In the western world, that pushback agenda has long been evident in the obnoxious and misogynist attitudes and behaviours of men like Donald Trump and Andrew Tate, their fellow travellers and supporters.  Bizarrely, both are deemed to be ‘role models’ for many younger men, especially those who inhabit social media’s ‘manosphere’.

In recent weeks it has also been highlighted in the cases of ‘celebrities’ such as TV presenter Greg Wallace and martial arts fighter Conor McGregor.  Both have been at the centre of intense controversy, and, in the latter case, legal action related to male attitudes and behaviours. 

Broadly characterised, the pushback agenda asserts that women’s rights and feminism generally have ‘gone too far’ - so far that now men and men’s rights are mysteriously ‘in danger’.  And this despite the overwhelming evidence that if current trends continue, it will take over 250 years to bring an end to laws that discriminate against women and girls.  

As we mark Human Rights Day on December 10th, the issue is once again thrown into relief locally by the results of the recent Eurobarometer survey which exposed entrenched misogynistic beliefs among Maltese men and, sadly Maltese women. 

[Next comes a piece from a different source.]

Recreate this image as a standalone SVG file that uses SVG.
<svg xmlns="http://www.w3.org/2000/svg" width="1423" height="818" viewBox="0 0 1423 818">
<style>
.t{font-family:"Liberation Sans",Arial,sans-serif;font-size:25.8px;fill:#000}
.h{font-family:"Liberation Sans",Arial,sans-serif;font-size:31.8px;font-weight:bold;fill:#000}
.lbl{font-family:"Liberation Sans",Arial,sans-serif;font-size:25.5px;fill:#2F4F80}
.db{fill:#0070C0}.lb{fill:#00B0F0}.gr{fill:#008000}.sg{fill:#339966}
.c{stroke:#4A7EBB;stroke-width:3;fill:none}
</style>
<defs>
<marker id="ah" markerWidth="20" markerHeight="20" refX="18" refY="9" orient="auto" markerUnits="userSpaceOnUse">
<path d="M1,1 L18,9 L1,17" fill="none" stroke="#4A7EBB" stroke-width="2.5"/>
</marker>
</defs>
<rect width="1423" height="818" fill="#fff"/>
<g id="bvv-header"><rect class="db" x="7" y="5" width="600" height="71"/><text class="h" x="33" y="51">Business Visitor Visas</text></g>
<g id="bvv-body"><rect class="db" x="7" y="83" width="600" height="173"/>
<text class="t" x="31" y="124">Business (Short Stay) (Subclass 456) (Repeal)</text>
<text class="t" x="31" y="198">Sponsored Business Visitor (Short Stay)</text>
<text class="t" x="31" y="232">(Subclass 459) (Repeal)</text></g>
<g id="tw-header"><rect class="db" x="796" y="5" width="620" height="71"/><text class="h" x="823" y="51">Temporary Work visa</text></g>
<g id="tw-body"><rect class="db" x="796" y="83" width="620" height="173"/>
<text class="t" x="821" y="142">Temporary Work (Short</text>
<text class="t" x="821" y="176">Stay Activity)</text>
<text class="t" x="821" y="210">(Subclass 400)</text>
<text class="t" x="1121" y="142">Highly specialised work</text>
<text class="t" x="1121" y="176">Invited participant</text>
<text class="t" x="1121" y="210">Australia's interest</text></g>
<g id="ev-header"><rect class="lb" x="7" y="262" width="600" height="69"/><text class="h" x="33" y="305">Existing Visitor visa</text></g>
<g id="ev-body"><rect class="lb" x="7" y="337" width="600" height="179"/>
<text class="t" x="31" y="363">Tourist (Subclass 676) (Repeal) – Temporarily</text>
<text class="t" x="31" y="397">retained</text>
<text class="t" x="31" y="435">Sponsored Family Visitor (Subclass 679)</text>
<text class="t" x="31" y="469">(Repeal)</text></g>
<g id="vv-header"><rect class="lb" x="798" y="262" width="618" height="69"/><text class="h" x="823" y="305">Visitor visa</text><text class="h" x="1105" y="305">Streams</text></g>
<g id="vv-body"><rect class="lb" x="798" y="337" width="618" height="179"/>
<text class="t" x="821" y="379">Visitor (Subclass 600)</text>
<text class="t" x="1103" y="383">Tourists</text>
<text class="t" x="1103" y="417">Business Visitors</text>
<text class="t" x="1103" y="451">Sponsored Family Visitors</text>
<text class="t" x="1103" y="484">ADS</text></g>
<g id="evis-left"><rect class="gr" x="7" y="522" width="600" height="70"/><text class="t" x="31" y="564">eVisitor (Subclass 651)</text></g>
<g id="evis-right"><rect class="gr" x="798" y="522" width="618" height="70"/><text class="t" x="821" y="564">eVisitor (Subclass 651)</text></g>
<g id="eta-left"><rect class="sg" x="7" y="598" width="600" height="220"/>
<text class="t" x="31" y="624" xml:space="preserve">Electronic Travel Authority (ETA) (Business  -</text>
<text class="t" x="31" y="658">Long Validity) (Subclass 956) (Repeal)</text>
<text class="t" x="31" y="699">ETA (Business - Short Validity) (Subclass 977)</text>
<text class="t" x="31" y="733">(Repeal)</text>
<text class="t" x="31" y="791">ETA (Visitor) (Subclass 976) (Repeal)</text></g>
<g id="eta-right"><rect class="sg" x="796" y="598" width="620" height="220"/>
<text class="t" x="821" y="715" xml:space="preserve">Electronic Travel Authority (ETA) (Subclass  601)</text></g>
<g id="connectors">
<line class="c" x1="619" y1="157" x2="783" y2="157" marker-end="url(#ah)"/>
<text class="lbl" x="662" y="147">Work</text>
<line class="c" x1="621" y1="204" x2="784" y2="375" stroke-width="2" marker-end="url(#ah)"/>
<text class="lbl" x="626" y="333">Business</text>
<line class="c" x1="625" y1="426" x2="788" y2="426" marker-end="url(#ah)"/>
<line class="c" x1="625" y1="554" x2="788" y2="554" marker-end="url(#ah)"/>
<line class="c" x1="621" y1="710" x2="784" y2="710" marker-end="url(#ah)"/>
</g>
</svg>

The survey revealed that despite the progress achieved with respect to violence against women, blaming women themselves (their dress, behaviour, their ‘mixed’ messages etc.) for that violence remains persistent.  Like so many other societies deeply held misogynistic attitudes encourage that blaming culture which makes life immensely harder for its victims but crucially absolves men for their behaviour and its consequences. 

Such attitudes zero in on the victims of such violence diverting attention from its perpetrators.  This is a key issue not just for the law in all its dimensions but more generally for social and cultural norms.

It should be a matter of widespread alarm that the survey also found that one in three respondents believed women fabricate or exaggerate rape claims.  Again, the focus is on the supposed ‘culpability’ of female victims rather than male perpetrators. 

Many of these issues and the norms that surround them were highlighted in the recent successful civil action (for rape) by Nikita Hand against MMA fighter Conor McGregor in Dublin.

In addressing the issues to the jury, the judge noted that the fact that a woman engages in what many might describe as ‘risky activity’ (getting drunk, taking drugs or sharing ‘risqué’ photos or wearing ‘revealing clothes’) cannot be taken to mean they are ‘up for sex’. 

He reminded the jury (society?) that they cannot operate on a presumption that women who engage in such behaviours are sexually promiscuous and therefore culpable.  They should avoid ‘lazy assumptions’ or ‘victim blaming’.

The judge also reminded the jury that they should be cautious about drawing conclusions on what they think a person sexually assaulted should or should not have done and how they behaved following such an assault.

For a change, the case challenged many of society’s preconceptions about the attitudes and behaviours of predatory men, especially those deemed to be celebrities.  It focused also on the power dynamics in many such situations.

Accepting that human rights are personal and immediate offers each of us the opportunity to move the dial in a progressive direction and to challenge the pushback so rife today especially on social media. 

Contrary to much lazy public debate, women’s rights continue to challenge men, me included.